É curioso anotar esta associação entre a obrigatoriedade do
recurso e a necessidade de uma análise mais cuidada de certas matérias, o que
nos levaria para considerações que estão fora do propósito deste texto.
O acórdão do Supremo Tribunal de Justiça de 13 de Março de 1957,
estabeleceu que aos recursos interpostos por dever de ofício (§ 1º do artigo
647º e § único do artigo 473º do Código de Processo Penal) não era aplicável o
disposto no artigo 690º do Código de Processo Civil, ou seja, interposto o
recurso obrigatório, o Ministério Público não estava obrigado a apresentar
alegações (Bol., 63-383), aliás na sequência de um outro acórdão do mesmo
Tribunal, de 21 de Novembro de 1941 (Revista
de Legislação, ano 74º, pág. 381, e ano 73º, pág. 296).

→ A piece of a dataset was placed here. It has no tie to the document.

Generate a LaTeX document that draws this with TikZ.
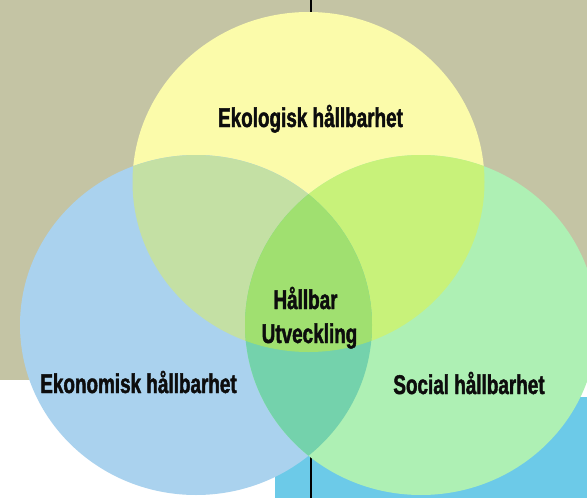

Sustentava-se que, sendo o recurso interposto por imperativo da
lei e não por discordância com o decidido, nunca seria possível exigir ao
recorrente invocar razões para a alteração da decisão em recurso.
Os tempos mudaram.
Exceptuando o disposto no artigo 3º, nº 1, alínea o), do
Estatuto do Ministério Público, que estabelece que deve ser interposto recurso
“sempre que a decisão seja efeito de concluio das partes no sentido de fraudar
a lei ou tenha sido proferida com violação de lei expressa”, e o disposto no
artigo 446º, nº 1, do Código de Processo Penal, que estatui que “o Ministério
Público recorre obrigatoriamente de quaisquer decisões proferidas contra
jurisprudência fixada pelo Supremo Tribunal de Justiça, sendo o recurso sempre
admissível”, a lei não determina a obrigatoriedade de outros recursos.

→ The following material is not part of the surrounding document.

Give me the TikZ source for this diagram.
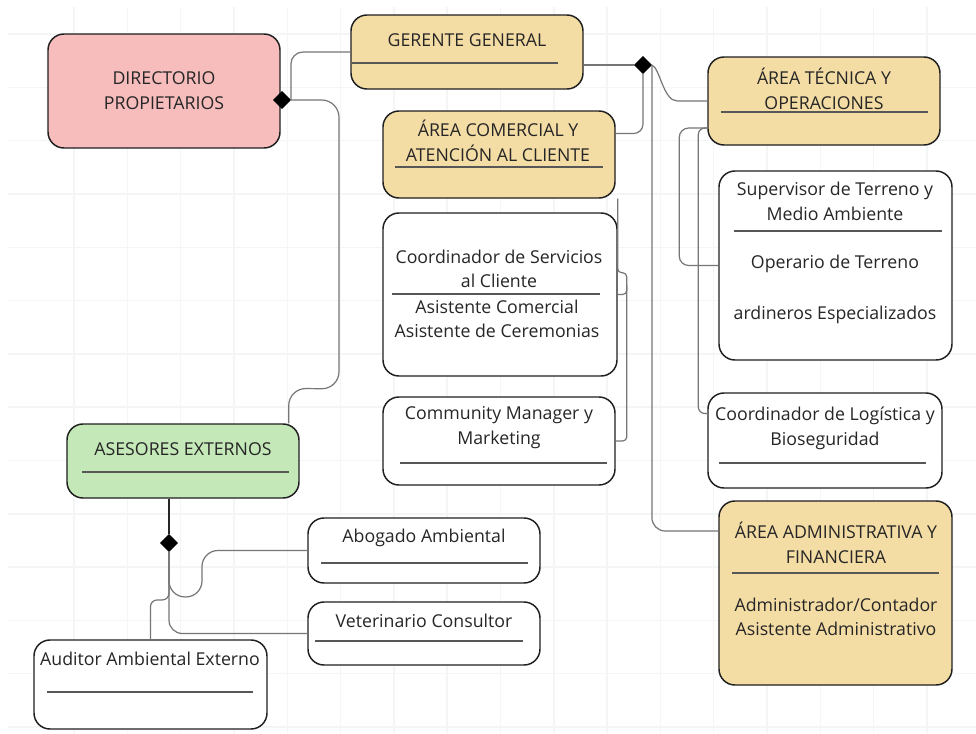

Seria interessante analisar, em outro momento, em que medida a
autonomia do Ministério Público não se compagina com essa obrigatoriedade legal
ou com um seu possível alargamento.
Por outro lado, também não existem determinações hierárquicas
que, de um modo genérico, imponham a interposição de recursos.
Nem por aconselhamento foram dadas orientações ou suscitadas
interrogações.
Escreveu, o outra vez citado Luís Osório, que “o Ministério Público é a parte que maior
poder de recurso tem.”
Um poder assim coloca sérias questões relativamente ao seu
exercício, ou melhor, à gestão do seu exercício.
Num estado de abandono legal e hierárquico, cabe a cada
magistrado o risco da dispersão funcional nesta matéria.
Uma política criminal, e tanto se tem falado dela, passa,
necessariamente, por uma prévia definição de algumas linhas sobre as situações
em que o Ministério Público deveria ter uma particular atenção para o recurso
penal.
Apesar desse poder, os elementos estatísticos
disponibilizados apontam para um exercício relativamente mitigado.